I don't much care for the voice acting either. I find it a little too cheesy, and it detracts from the emotional moments in the game. It seems unnecessarily cartoon-y. If you're willing to overlook this though, you'll find that the characters in FFIV are very interesting! It was the first game in the series to really introduce many playable characters, and force you to switch up your team time and time again.
Cecil is a pretty intense guy. I find it interesting that they really don't reveal to you why he's the protagonist until the near-end of the game. But he keeps you busy, nonetheless! Kain is probably my favorite character. I should probably design an award for this, as I always pick one. Kain is usually my strongest and most useful guy, so it's a real pain in the ass that he constantly has to leave the party.

Rydia is pretty useless the first time 'round, but becomes an asset by the end of the game. And she has green hair, so that's a win. Rosa stinks. I don't care for her at all. She's always the weakest in my party - save for perhaps Fusoya, also useless - and apart from learning cure spells faster than everyone else, she plays a small part in most of my strategies. Palom and Porom are fun little buggers. You don't really get to spend a lot of time with them but they're fun to experiment with while you can. Tellah freaks me out. Edward is a worthless pansy. Edge is a ninja. Cid is Cid. Yang takes runner-up for favorite character. He's tough and super useful in battle. Half the time I strategize with Yang in my party, he ends up putting an end to the battle before my plan is really in motion. All in all a really diverse cast, which was fun and refreshing for its time, and still is.

FFIV has a pretty great plot. It's hindered by the fact that the game requires you to spend so much time leveling up, especially after each new member joins. You spend so much time grinding that you forget what's going on in the story and where exactly you're supposed to go next (especially when you're only picking the game up for an hour or two every week or so). But if you manage to hang onto it, it's a pretty eventful tale. Definitely the most enjoyable story to date at the time of its release, and thus why the game stays with me.
Apart from the constant upkeep of your party, the game is not otherwise overwhelmingly difficult. Older FFs are famous for having an impossible boss or two, but that's really a lot of the appeal of the game. I didn't run into too many tricky battles, and actually found some of the rare random enemies, like Behemoth, harder than the actual bosses.
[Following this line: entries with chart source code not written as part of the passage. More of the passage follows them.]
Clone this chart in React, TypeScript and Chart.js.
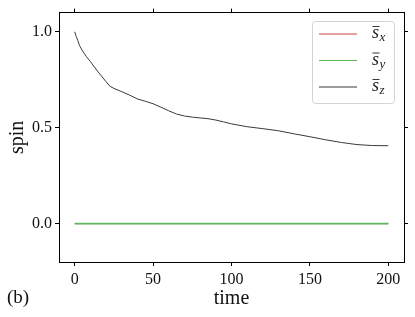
import React, { useEffect, useRef } from "react";
import { Chart, registerables } from "chart.js";

Chart.register(...registerables);

const times = [0, 1, 2, 3, 5, 7.5, 10, 15, 20, 22.5, 25, 30, 35, 40, 45, 50, 55, 60, 65, 70, 75, 80, 85, 90, 95, 100, 110, 120, 130, 140, 150, 160, 170, 180, 190, 200];
const sz = [1.0, 0.975, 0.955, 0.93, 0.9, 0.87, 0.845, 0.79, 0.74, 0.716, 0.705, 0.688, 0.67, 0.65, 0.638, 0.625, 0.607, 0.588, 0.571, 0.561, 0.555, 0.551, 0.547, 0.54, 0.53, 0.52, 0.505, 0.495, 0.484, 0.468, 0.453, 0.437, 0.423, 0.412, 0.407, 0.406];
const sxTimes = [0, 200];
const sx = [0, 0];
const sy = [0, 0];
const seriesLabels = ["x", "y", "z"];
const seriesColors = ["#c84646", "#5cb85c", "#3a3a3a"];
const xTicks = [0, 50, 100, 150, 200];
const yTicks = [0.0, 0.5, 1.0];
const panelLabel = "(b)";

const SERIF = "'Liberation Serif', 'DejaVu Serif', serif";

const legendPlugin = {
  id: "customLegend",
  afterDraw(chart: any) {
    const ctx = chart.ctx;
    ctx.save();
    const bx = 312.5, by = 21.5, bw = 82, bh = 82, r = 3;
    ctx.beginPath();
    ctx.moveTo(bx + r, by);
    ctx.lineTo(bx + bw - r, by);
    ctx.quadraticCurveTo(bx + bw, by, bx + bw, by + r);
    ctx.lineTo(bx + bw, by + bh - r);
    ctx.quadraticCurveTo(bx + bw, by + bh, bx + bw - r, by + bh);
    ctx.lineTo(bx + r, by + bh);
    ctx.quadraticCurveTo(bx, by + bh, bx, by + bh - r);
    ctx.lineTo(bx, by + r);
    ctx.quadraticCurveTo(bx, by, bx + r, by);
    ctx.closePath();
    ctx.fillStyle = "rgba(255,255,255,0.8)";
    ctx.fill();
    ctx.strokeStyle = "#d4d4d4";
    ctx.lineWidth = 1;
    ctx.stroke();
    chart.data.datasets.forEach((ds: any, i: number) => {
      const y = 34 + i * 26.5;
      ctx.strokeStyle = ds.borderColor;
      ctx.lineWidth = 1.2;
      ctx.beginPath();
      ctx.moveTo(319, y);
      ctx.lineTo(357, y);
      ctx.stroke();
      ctx.fillStyle = "#222";
      ctx.textBaseline = "alphabetic";
      ctx.textAlign = "left";
      ctx.font = "italic 18px " + SERIF;
      ctx.fillText("s", 372, y + 4);
      const sw = ctx.measureText("s").width;
      ctx.strokeStyle = "#222";
      ctx.lineWidth = 0.9;
      ctx.beginPath();
      ctx.moveTo(372.5, y - 7.5);
      ctx.lineTo(372.5 + sw, y - 7.5);
      ctx.stroke();
      ctx.font = "italic 13px " + SERIF;
      ctx.fillText(ds.label, 372 + sw + 0.5, y + 7);
    });
    ctx.fillStyle = "#111";
    ctx.font = "19px " + SERIF;
    ctx.textBaseline = "middle";
    ctx.textAlign = "left";
    ctx.fillText(panelLabel, 7, 298);
    ctx.restore();
  },
};

export default function App() {
  const ref = useRef<HTMLCanvasElement>(null);
  useEffect(() => {
    if (!ref.current) return;
    const mk = (xs: number[], ys: number[]) => xs.map((x, i) => ({ x, y: ys[i] }));
    const chart = new Chart(ref.current, {
      type: "line",
      data: {
        datasets: [
          { label: seriesLabels[0], data: mk(sxTimes, sx), borderColor: seriesColors[0], borderWidth: 0.8, pointRadius: 0, tension: 0, order: 2 },
          { label: seriesLabels[1], data: mk(sxTimes, sy), borderColor: seriesColors[1], borderWidth: 1.6, pointRadius: 0, tension: 0, order: 1 },
          { label: seriesLabels[2], data: mk(times, sz), borderColor: seriesColors[2], borderWidth: 1, pointRadius: 0, tension: 0, order: 0 },
        ],
      },
      options: {
        responsive: false,
        animation: false,
        layout: { padding: 0 },
        plugins: { legend: { display: false }, tooltip: { enabled: false } },
        scales: {
          x: {
            type: "linear",
            position: "bottom",
            min: -10,
            max: 210,
            afterBuildTicks: (s: any) => { s.ticks = xTicks.map((v) => ({ value: v })); },
            afterFit: (s: any) => { s.height = 55; },
            grid: { drawOnChartArea: false, drawTicks: true, tickLength: 4, color: "#000", tickColor: "#000" },
            border: { display: true, color: "#000", width: 1 },
            ticks: { color: "#111", font: { family: SERIF, size: 16 }, padding: 4, maxRotation: 0 },
            title: { display: true, text: "time", color: "#111", font: { family: SERIF, size: 20 }, padding: { top: 0, bottom: 6 } },
          },
          x2: {
            type: "linear",
            position: "top",
            min: -10,
            max: 210,
            afterBuildTicks: (s: any) => { s.ticks = xTicks.map((v) => ({ value: v })); },
            afterFit: (s: any) => { s.height = 11; },
            grid: { drawOnChartArea: false, drawTicks: true, tickLength: 4, color: "#000", tickColor: "#000" },
            border: { display: true, color: "#000", width: 1 },
            ticks: { display: false },
          },
          y: {
            type: "linear",
            position: "left",
            min: -0.2,
            max: 1.1,
            afterBuildTicks: (s: any) => { s.ticks = yTicks.map((v) => ({ value: v })); },
            afterFit: (s: any) => { s.width = 59; },
            grid: { drawOnChartArea: false, drawTicks: true, tickLength: 4, color: "#000", tickColor: "#000" },
            border: { display: true, color: "#000", width: 1 },
            ticks: { color: "#111", font: { family: SERIF, size: 16 }, padding: 3, callback: (v: any) => Number(v).toFixed(1) },
            title: { display: true, text: "spin", color: "#111", font: { family: SERIF, size: 20 }, padding: { top: 6, bottom: 0 } },
          },
          y2: {
            type: "linear",
            position: "right",
            min: -0.2,
            max: 1.1,
            afterBuildTicks: (s: any) => { s.ticks = yTicks.map((v) => ({ value: v })); },
            afterFit: (s: any) => { s.width = 11; },
            grid: { drawOnChartArea: false, drawTicks: true, tickLength: 4, color: "#000", tickColor: "#000" },
            border: { display: true, color: "#000", width: 1 },
            ticks: { display: false },
          },
        },
      } as any,
      plugins: [legendPlugin],
    });
    return () => chart.destroy();
  }, []);
  return (
    <div style={{ position: "fixed", left: 0, top: 0, width: 415, height: 317, background: "#fff" }}>
      <canvas ref={ref} width={415} height={317} style={{ width: 415, height: 317, display: "block" }} />
    </div>
  );
}
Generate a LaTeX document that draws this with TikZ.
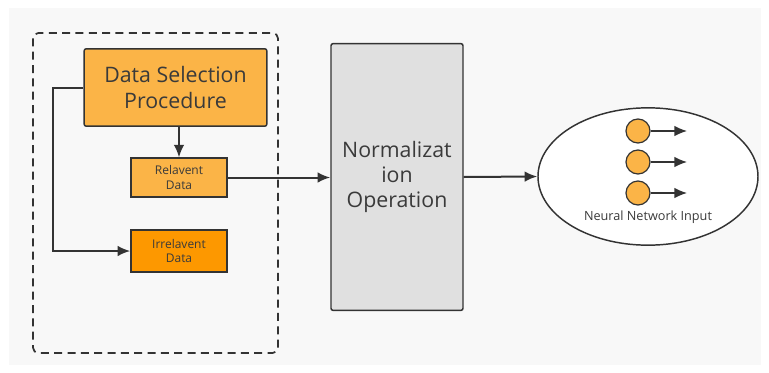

The general controls of the game on DS irritated me quite a bit. After playing on consoles for so many years, I'm used to the bottom button being the input, top is menu, and right side is cancel, but the DS reverses the bottom and side. Furthermore, controlling the character with the D-Pad seemed a bit stiff to me, and it was difficult to run through some spots - particularly diagonals - and talk to people on an angle. And Cecil runs like a girl (I'd kill for his legs though!).
One fun thing I did like about the DS version is the use of the shoulder button as an input button. Grinding was made slightly less painful due to the fact that I could play with one hand. Multitasking, my friends!

FFIV was kind of the first "big" game in the series, so there are noticeably fewer side quests compared to the later games. I actually spent several hours running around trying to remember what else could be done, but apart from seeking out some summons and checking up on Yang, there really isn't much. Kind of a bummer, I find grinding a little more acceptable when I'm on a mission, rather than just running around aimlessly.